Ich nenne mal ein Beispiel von mir selbst. Für mich ist es immer eine Tortur, wenn schon im Oktober die Advents- und Weihnachtssachen in den Geschäften stehen. Ich mag es, die Zeiten des Jahres und des Kirchenjahres einzuhalten. Dadurch wird die tiefere Bedeutung noch bewusster und hilfreicher. Deshalb begehe ich den Abschluss des Kirchenjahres mit dem Totensonntag ganz bewusst noch in diese Sinne: Nachdenken über die Endlichkeit des Lebens und die Erinnerung an die uns vorausgegangen Menschen. Bis Totensonntag kommt deshalb bei mir kein Adventsschmuck ins Haus und es wird auch keine Advents- oder Weihnachtsmusik aufgelegt.

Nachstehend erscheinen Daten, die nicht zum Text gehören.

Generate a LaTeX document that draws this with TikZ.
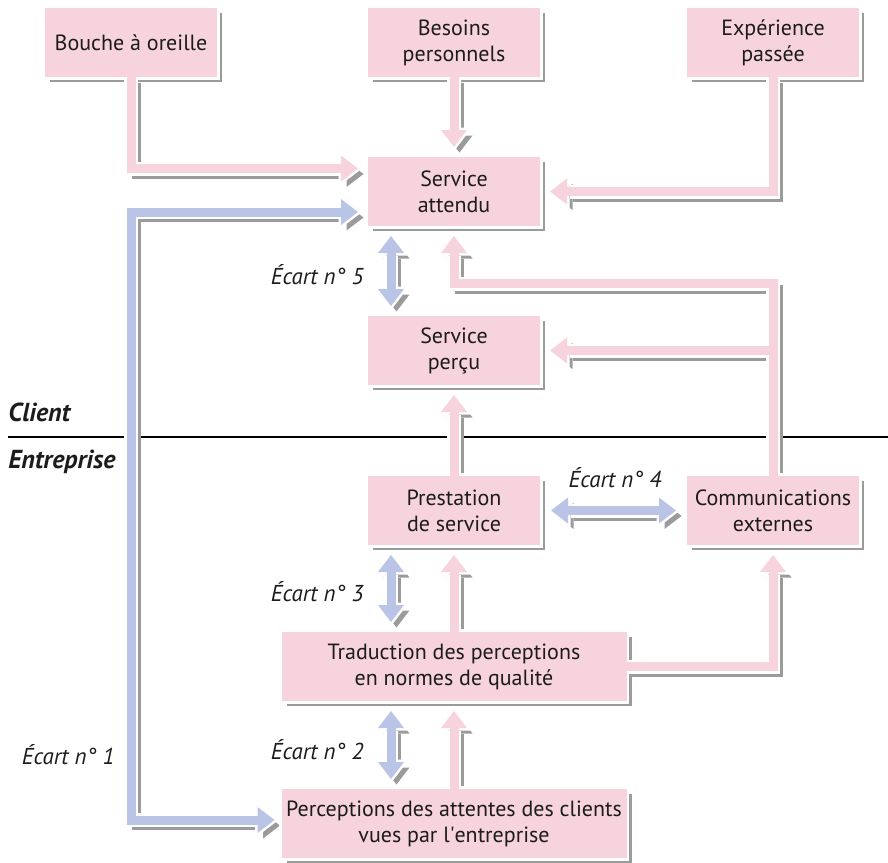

In der Woche zwischen Totensonntag und dem 1. Advent fange ich dann bewusst damit an. Ich kaufe Spekulatius und Marzipankartoffeln, Schokoladen-Nikoläuse usw. Die für mich zentralen Adventszeichen werden herausgeholt, besorgt, aufgestellt: Adventskranz, Adventskalender, meinetwegen auch Engel, Kerzen und Fensterschmuck bis hin zur Lichterkette. Für mich persönlich ganz wichtig für das Einläuten der Adventszeit ist es, ganz bewusst zum ersten Mal im Jahr adventliche Musik zu hören.

Dann kann der Advent kommen.

Du merkst, es geht mir hier noch gar nicht um die spirituelle Dimension im engeren, religiösen Sinn. Das sind alles ja ganz praktische Dinge. Vielleicht fragst Du Dich, wo da das Ritual ist. Diese Gewohnheit ist ein Ritual, weil es die oben genannten Merkmale eines Rituals hat.

  1. Ich tue das jedes Jahr wieder (Wiederholung).
  2. Es sind althergebrachte Bräuche und Symbole (Tradition).
  3. Ich teile es mit meiner Familie (Kommunikation).
  4. Es verbindet mich mit der Familie und in gewissem Sinn auch der Kirche (Identität).
  5. Die Symbole vermitteln Glauben und Werte (Transzendenz).

Es geht noch weiter

Ich hoffe, ich konnte mit diesem Beispiel verdeutlichen, wie für mich Spiritualität und das alltägliche Leben zusammenkommen im Kirchenjahr. In den nächsten Beiträgen dieser Reihe möchte ich das noch weiter vertiefen und einige Hinweise geben, wie wir so eine lebendige Spiritualität leben können, ohne dabei “abzuheben”.

Es bleibt natürlich auch noch die Gefahr, dass die Bedeutung der Rituale gänzlich verloren geht und wir nichts mehr damit anfangen können. Dann fragt man sich, warum man das überhaupt noch macht. Das Ritual ist dann zur bloßen Routine geworden. Deshalb geht es im nächste Beitrag um “Wenn Rituale zu Routinen werden”.

Lechajim – für das Leben!
Liebe Grüße und bleib von Gott behütet!